In his efforts to unite democratic governments with respect for international institutions, Scholz made a good strategic choice in extending a summit invitation to Modi — particularly considering India’s growing population and democratic traditions the country could be a key ally in global efforts against Russia. However, Scholz would also be right to exercise caution in forming this alliance, as Modi has yet to condemn Russia’s invasion of Ukraine and India has cooperated with Russia recently on energy and military supply. 

Since the Russian invasion of Ukraine, Scholz has made significant efforts to isolate Russia and strengthen connections with other democratic countries that may ally against Putin. For example, rather than traveling to China for his first trip to Asia as is traditional, he chose to visit Japan instead. The G7 summit invitations Scholz extended to these four countries are a continuation of this democratic alliance policy. 

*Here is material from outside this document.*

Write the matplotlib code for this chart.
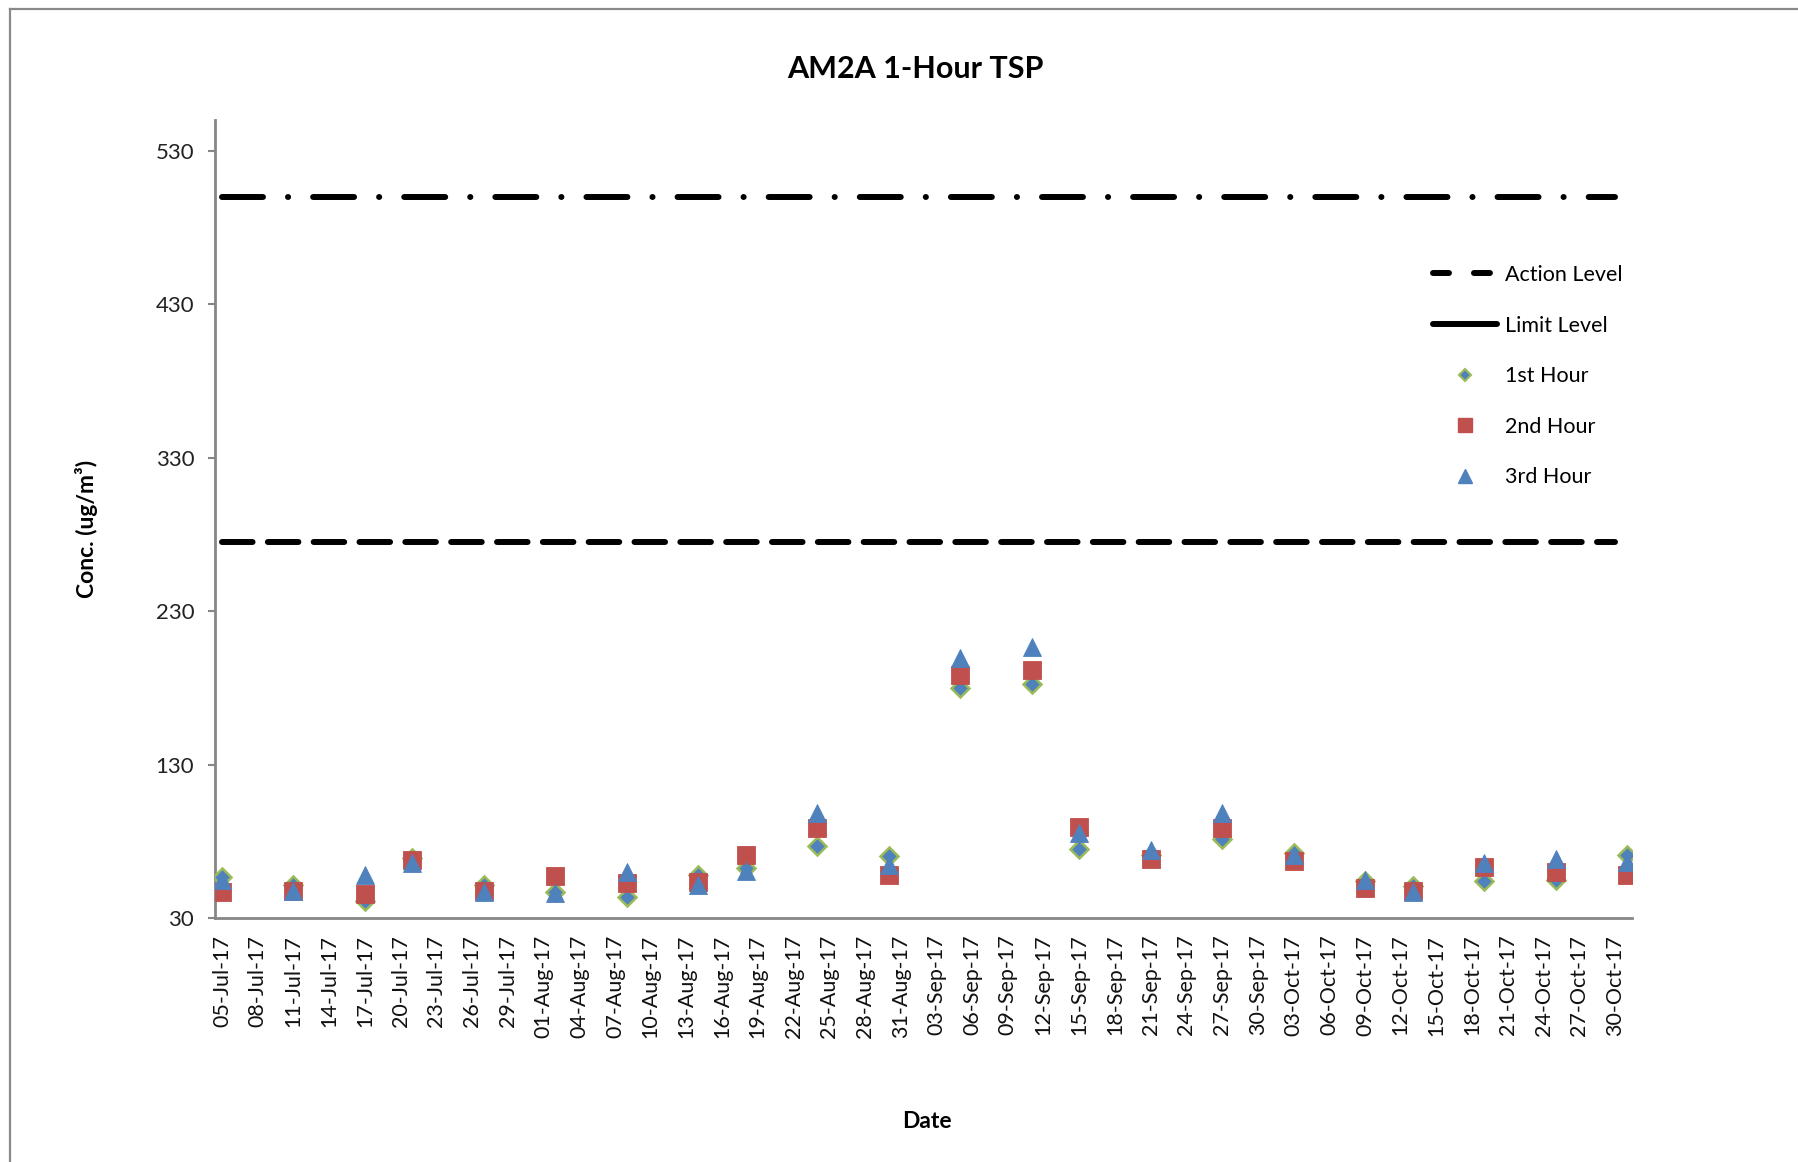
import matplotlib
matplotlib.use("Agg")
import matplotlib.pyplot as plt
from matplotlib.lines import Line2D
import pandas as pd

plt.rcParams['font.family'] = ['Lato', 'DejaVu Sans']
plt.rcParams['lines.scale_dashes'] = False

# ---------------- data ----------------
dates = pd.to_datetime([
    "2017-07-05", "2017-07-11", "2017-07-17", "2017-07-21", "2017-07-27",
    "2017-08-02", "2017-08-08", "2017-08-14", "2017-08-18", "2017-08-24",
    "2017-08-30", "2017-09-05", "2017-09-11", "2017-09-15", "2017-09-21",
    "2017-09-27", "2017-10-03", "2017-10-09", "2017-10-13", "2017-10-19",
    "2017-10-25", "2017-10-31"])
hour1 = [56.5, 51.5, 41.1, 68.9, 51.5, 47.1, 43.7, 58.0, 62.4, 77.2, 70.6,
         180.0, 182.2, 74.7, 71.0, 81.3, 72.3, 54.0, 51.0, 54.1, 54.5, 71.2]
hour2 = [47.1, 47.8, 45.6, 67.8, 47.8, 57.2, 52.6, 53.3, 71.2, 88.8, 58.0,
         188.1, 191.6, 89.1, 68.2, 88.8, 67.3, 49.3, 47.8, 63.0, 60.2, 58.0]
hour3 = [54.5, 47.4, 57.8, 66.0, 47.1, 46.1, 59.8, 51.5, 60.6, 98.6, 64.8,
         199.2, 206.8, 85.2, 74.3, 98.2, 71.0, 54.8, 47.2, 66.0, 68.2, 66.7]

action_level = 275
limit_level = 500
level_dates = pd.to_datetime(["2017-07-05", "2017-10-30"])

tick_dates = pd.date_range("2017-07-05", "2017-10-30", freq="3D")
tick_labels = [d.strftime("%d-%b-%y") for d in tick_dates]
y_ticks = [30, 130, 230, 330, 430, 530]

title = "AM2A 1-Hour TSP"
xlabel = "Date"
ylabel = "Conc. (ug/m³)"
series_names = ["Action Level", "Limit Level", "1st Hour", "2nd Hour", "3rd Hour"]

# ---------------- figure ----------------
W, H = 1798, 1162
fig = plt.figure(figsize=(W / 100, H / 100), dpi=100)
ax = fig.add_axes([215 / W, 1 - 918 / H, (1632 - 215) / W, (918 - 120) / H])

gray = "#868686"
blue = "#4F81BD"
red = "#C0504D"
green = "#9BBB59"

# levels
ax.plot(level_dates, [action_level] * 2, color="black", lw=4.3,
        dashes=(22, 11), dash_capstyle="round", solid_capstyle="round")
ax.plot(level_dates, [limit_level] * 2, color="black", lw=4.3,
        dashes=(29.5, 18, 0.1, 18), dash_capstyle="round", solid_capstyle="round")

# series
ax.plot(dates, hour1, linestyle="none", marker="D", ms=8.8, mfc=blue,
        mec=green, mew=1.8, zorder=3)
ax.plot(dates, hour2, linestyle="none", marker="s", ms=13.5, mfc=red,
        mec=red, mew=0.6, zorder=4)
ax.plot(dates, hour3, linestyle="none", marker="^", ms=13.5, mfc=blue,
        mec=blue, mew=0.6, zorder=5)

ax.set_xlim(pd.Timestamp("2017-07-04 10:00"), pd.Timestamp("2017-10-31 10:00"))
ax.set_ylim(30, 550)
ax.set_yticks(y_ticks)
ax.set_yticklabels([str(v) for v in y_ticks])
ax.set_xticks(tick_dates)
ax.set_xticklabels(tick_labels, rotation=90)

for s in ["top", "right"]:
    ax.spines[s].set_visible(False)
for s in ["left", "bottom"]:
    ax.spines[s].set_color(gray)
    ax.spines[s].set_linewidth(2)
ax.tick_params(axis="y", length=5, width=1.5, color=gray, labelsize=16,
               pad=10, labelcolor="#222222")
ax.tick_params(axis="x", length=0, labelsize=15.5, pad=12, labelcolor="#111111")

fig.text(915 / W, 1 - 69 / H, title, ha="center", va="center",
         fontsize=22, fontweight="bold")
fig.text(927 / W, 1 - 1121 / H, xlabel, ha="center", va="center",
         fontsize=16.5, fontweight="bold")
fig.text(87 / W, 1 - 529 / H, ylabel, ha="center", va="center",
         fontsize=16.5, fontweight="bold", rotation=90)

handles = [
    Line2D([], [], color="black", lw=4.3, dashes=(11.5, 18), dash_capstyle="round"),
    Line2D([], [], color="black", lw=4.3, solid_capstyle="round"),
    Line2D([], [], linestyle="none", marker="D", ms=6, mfc=blue, mec=green, mew=1.5),
    Line2D([], [], linestyle="none", marker="s", ms=10, mfc=red, mec=red),
    Line2D([], [], linestyle="none", marker="^", ms=10, mfc=blue, mec=blue),
]
fig.legend(handles, series_names, loc="upper left",
           bbox_to_anchor=(1433 / W, 1 - 265 / H), frameon=False,
           fontsize=15.5, handlelength=2.95, handletextpad=0.4,
           labelspacing=1.42, borderpad=0, borderaxespad=0)

# outer chart frame
fig.add_artist(Line2D([10 / W, 1], [1 - 9 / H, 1 - 9 / H], transform=fig.transFigure,
                      color="#898989", lw=1.6))
fig.add_artist(Line2D([10 / W, 10 / W], [1 - 9 / H, 0], transform=fig.transFigure,
                      color="#898989", lw=1.6))

fig.savefig("out.png", dpi=100, facecolor="white")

Germany and its G7 allies, the U.S., U.K., Japan, France, Canada, and Italy, have imposed significant sanctions on Russia, but the group must continue to mobilize action against Russia from other countries as well. Engaging India on the side of this alliance could be a key step in swaying global action against Russia. Further, negotiating with Indonesia to remove Russia from the G20 summit would be an important opportunity for Germany to advocate for continued G19 cooperation against Russian aggression as Foreign Minister Baerbock encouraged.